(Saved entries)
======

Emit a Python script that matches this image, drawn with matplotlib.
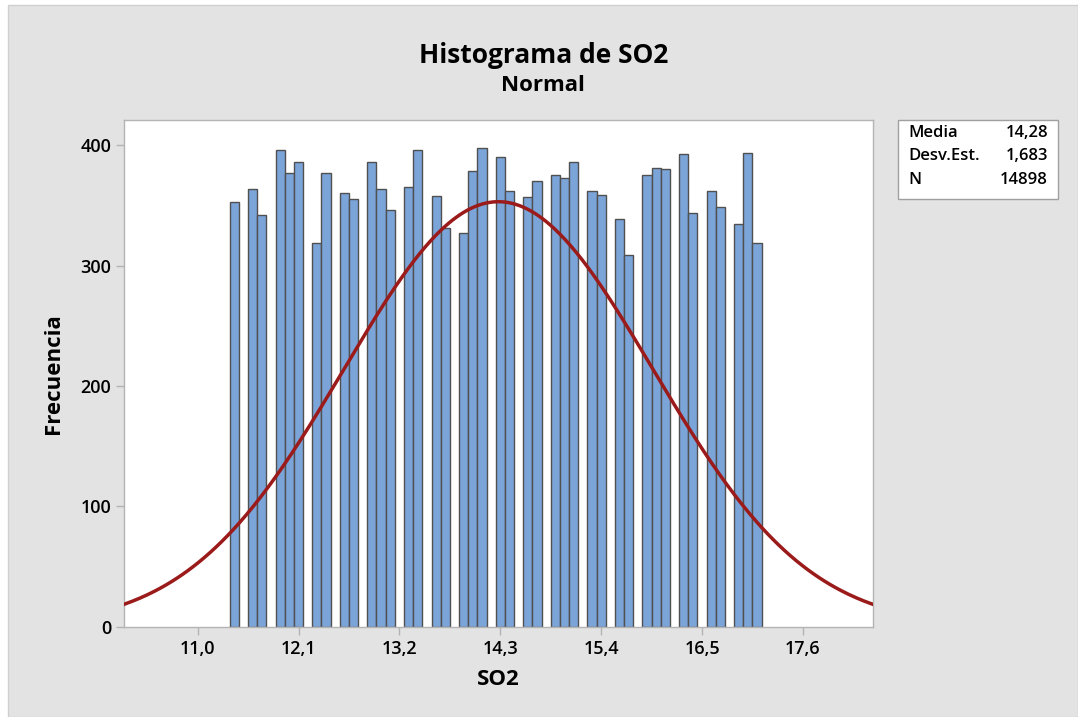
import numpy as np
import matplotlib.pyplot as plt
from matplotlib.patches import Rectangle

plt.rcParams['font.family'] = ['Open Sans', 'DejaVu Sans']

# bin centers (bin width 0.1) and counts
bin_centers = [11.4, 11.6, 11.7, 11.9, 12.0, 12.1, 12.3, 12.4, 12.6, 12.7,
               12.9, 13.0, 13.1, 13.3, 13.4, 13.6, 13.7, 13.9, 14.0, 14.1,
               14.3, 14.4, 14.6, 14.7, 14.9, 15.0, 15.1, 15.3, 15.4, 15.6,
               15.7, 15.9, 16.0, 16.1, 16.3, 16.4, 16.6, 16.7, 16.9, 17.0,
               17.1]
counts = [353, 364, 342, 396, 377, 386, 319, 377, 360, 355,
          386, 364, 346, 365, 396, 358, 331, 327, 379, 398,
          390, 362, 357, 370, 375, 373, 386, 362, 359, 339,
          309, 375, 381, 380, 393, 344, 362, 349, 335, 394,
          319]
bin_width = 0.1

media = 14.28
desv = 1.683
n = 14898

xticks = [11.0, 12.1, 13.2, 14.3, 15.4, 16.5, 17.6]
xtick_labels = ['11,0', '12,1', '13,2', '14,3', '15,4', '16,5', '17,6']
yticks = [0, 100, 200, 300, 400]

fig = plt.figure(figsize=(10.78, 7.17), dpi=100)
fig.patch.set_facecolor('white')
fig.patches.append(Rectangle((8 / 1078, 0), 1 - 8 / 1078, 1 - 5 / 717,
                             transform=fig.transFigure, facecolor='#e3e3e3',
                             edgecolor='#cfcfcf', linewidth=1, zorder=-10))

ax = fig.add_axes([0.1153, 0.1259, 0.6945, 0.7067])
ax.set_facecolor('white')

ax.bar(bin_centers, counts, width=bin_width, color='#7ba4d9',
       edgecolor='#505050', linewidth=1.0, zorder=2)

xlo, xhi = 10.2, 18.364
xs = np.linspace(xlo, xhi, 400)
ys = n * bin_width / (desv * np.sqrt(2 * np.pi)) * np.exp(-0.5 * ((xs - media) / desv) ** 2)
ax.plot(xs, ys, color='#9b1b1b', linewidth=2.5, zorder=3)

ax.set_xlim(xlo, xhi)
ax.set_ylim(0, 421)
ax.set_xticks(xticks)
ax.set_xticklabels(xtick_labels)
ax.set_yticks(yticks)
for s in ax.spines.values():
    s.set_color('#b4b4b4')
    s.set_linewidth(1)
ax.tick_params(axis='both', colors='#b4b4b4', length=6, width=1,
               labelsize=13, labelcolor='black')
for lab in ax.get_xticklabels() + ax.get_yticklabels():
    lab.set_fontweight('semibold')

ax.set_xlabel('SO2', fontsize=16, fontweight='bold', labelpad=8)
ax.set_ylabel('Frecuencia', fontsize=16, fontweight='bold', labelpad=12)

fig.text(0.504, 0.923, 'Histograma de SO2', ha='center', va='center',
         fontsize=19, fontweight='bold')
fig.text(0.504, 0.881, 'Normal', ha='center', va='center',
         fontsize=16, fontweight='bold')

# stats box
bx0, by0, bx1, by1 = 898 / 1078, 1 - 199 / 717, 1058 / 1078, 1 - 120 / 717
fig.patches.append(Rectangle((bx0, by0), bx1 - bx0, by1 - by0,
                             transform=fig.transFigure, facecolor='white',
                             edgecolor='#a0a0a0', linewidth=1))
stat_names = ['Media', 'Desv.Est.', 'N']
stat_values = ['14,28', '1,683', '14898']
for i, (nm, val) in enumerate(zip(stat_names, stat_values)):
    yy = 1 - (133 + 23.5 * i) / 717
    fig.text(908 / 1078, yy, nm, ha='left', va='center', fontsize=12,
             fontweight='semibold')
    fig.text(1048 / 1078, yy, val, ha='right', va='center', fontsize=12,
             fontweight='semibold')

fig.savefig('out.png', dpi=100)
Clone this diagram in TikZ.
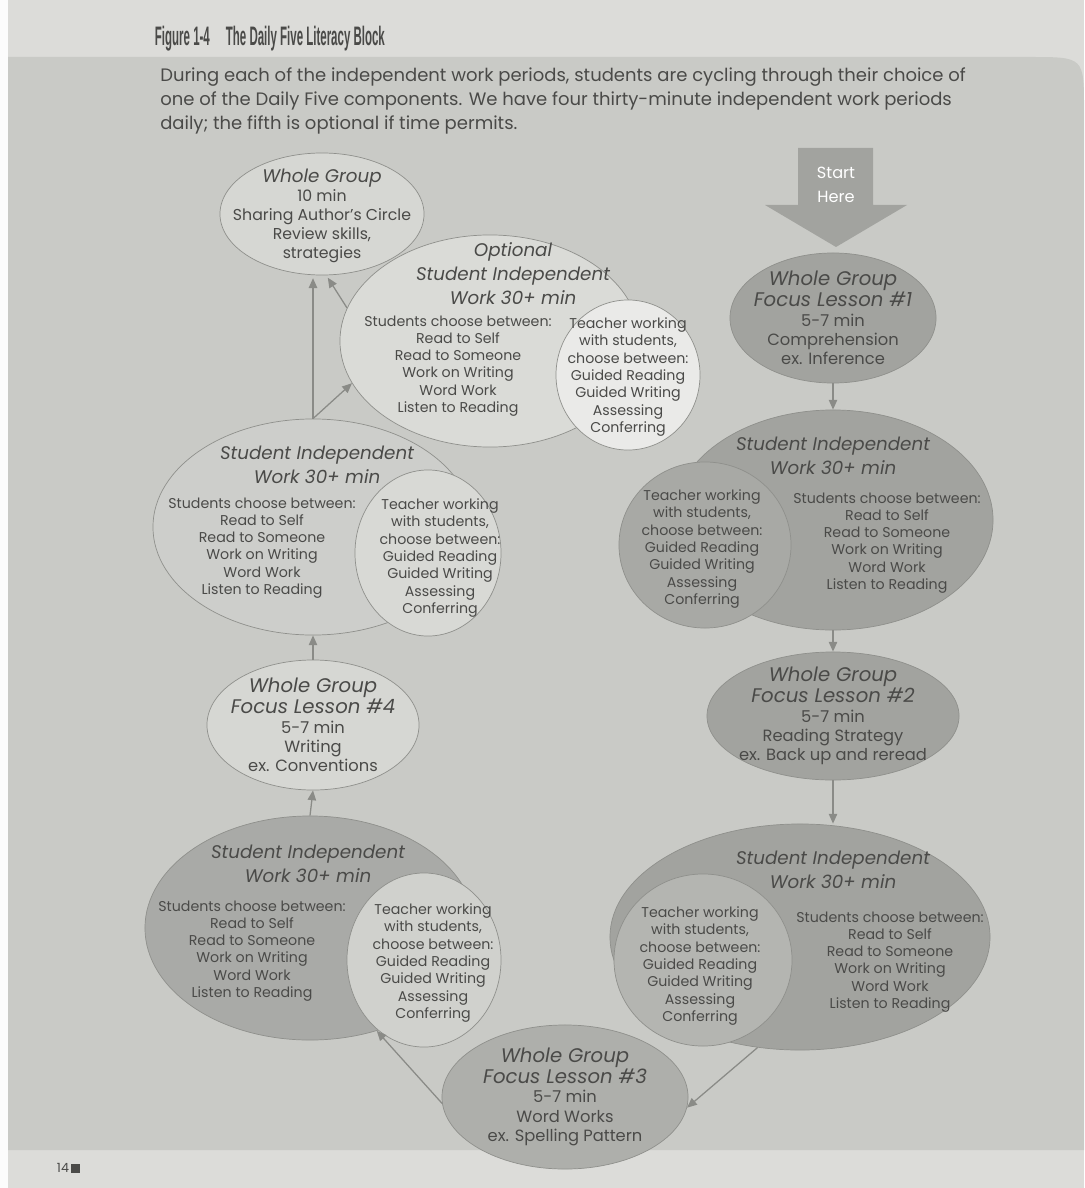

======

## Instructions for the task
Quote all the records verbatim, dropping any pictures from your copy.

## Finished task
Emit a Python script that matches this image, drawn with matplotlib.
import numpy as np
import matplotlib.pyplot as plt
from matplotlib.patches import Rectangle

plt.rcParams['font.family'] = ['Open Sans', 'DejaVu Sans']

# bin centers (bin width 0.1) and counts
bin_centers = [11.4, 11.6, 11.7, 11.9, 12.0, 12.1, 12.3, 12.4, 12.6, 12.7,
               12.9, 13.0, 13.1, 13.3, 13.4, 13.6, 13.7, 13.9, 14.0, 14.1,
               14.3, 14.4, 14.6, 14.7, 14.9, 15.0, 15.1, 15.3, 15.4, 15.6,
               15.7, 15.9, 16.0, 16.1, 16.3, 16.4, 16.6, 16.7, 16.9, 17.0,
               17.1]
counts = [353, 364, 342, 396, 377, 386, 319, 377, 360, 355,
          386, 364, 346, 365, 396, 358, 331, 327, 379, 398,
          390, 362, 357, 370, 375, 373, 386, 362, 359, 339,
          309, 375, 381, 380, 393, 344, 362, 349, 335, 394,
          319]
bin_width = 0.1

media = 14.28
desv = 1.683
n = 14898

xticks = [11.0, 12.1, 13.2, 14.3, 15.4, 16.5, 17.6]
xtick_labels = ['11,0', '12,1', '13,2', '14,3', '15,4', '16,5', '17,6']
yticks = [0, 100, 200, 300, 400]

fig = plt.figure(figsize=(10.78, 7.17), dpi=100)
fig.patch.set_facecolor('white')
fig.patches.append(Rectangle((8 / 1078, 0), 1 - 8 / 1078, 1 - 5 / 717,
                             transform=fig.transFigure, facecolor='#e3e3e3',
                             edgecolor='#cfcfcf', linewidth=1, zorder=-10))

ax = fig.add_axes([0.1153, 0.1259, 0.6945, 0.7067])
ax.set_facecolor('white')

ax.bar(bin_centers, counts, width=bin_width, color='#7ba4d9',
       edgecolor='#505050', linewidth=1.0, zorder=2)

xlo, xhi = 10.2, 18.364
xs = np.linspace(xlo, xhi, 400)
ys = n * bin_width / (desv * np.sqrt(2 * np.pi)) * np.exp(-0.5 * ((xs - media) / desv) ** 2)
ax.plot(xs, ys, color='#9b1b1b', linewidth=2.5, zorder=3)

ax.set_xlim(xlo, xhi)
ax.set_ylim(0, 421)
ax.set_xticks(xticks)
ax.set_xticklabels(xtick_labels)
ax.set_yticks(yticks)
for s in ax.spines.values():
    s.set_color('#b4b4b4')
    s.set_linewidth(1)
ax.tick_params(axis='both', colors='#b4b4b4', length=6, width=1,
               labelsize=13, labelcolor='black')
for lab in ax.get_xticklabels() + ax.get_yticklabels():
    lab.set_fontweight('semibold')

ax.set_xlabel('SO2', fontsize=16, fontweight='bold', labelpad=8)
ax.set_ylabel('Frecuencia', fontsize=16, fontweight='bold', labelpad=12)

fig.text(0.504, 0.923, 'Histograma de SO2', ha='center', va='center',
         fontsize=19, fontweight='bold')
fig.text(0.504, 0.881, 'Normal', ha='center', va='center',
         fontsize=16, fontweight='bold')

# stats box
bx0, by0, bx1, by1 = 898 / 1078, 1 - 199 / 717, 1058 / 1078, 1 - 120 / 717
fig.patches.append(Rectangle((bx0, by0), bx1 - bx0, by1 - by0,
                             transform=fig.transFigure, facecolor='white',
                             edgecolor='#a0a0a0', linewidth=1))
stat_names = ['Media', 'Desv.Est.', 'N']
stat_values = ['14,28', '1,683', '14898']
for i, (nm, val) in enumerate(zip(stat_names, stat_values)):
    yy = 1 - (133 + 23.5 * i) / 717
    fig.text(908 / 1078, yy, nm, ha='left', va='center', fontsize=12,
             fontweight='semibold')
    fig.text(1048 / 1078, yy, val, ha='right', va='center', fontsize=12,
             fontweight='semibold')

fig.savefig('out.png', dpi=100)
Clone this diagram in TikZ.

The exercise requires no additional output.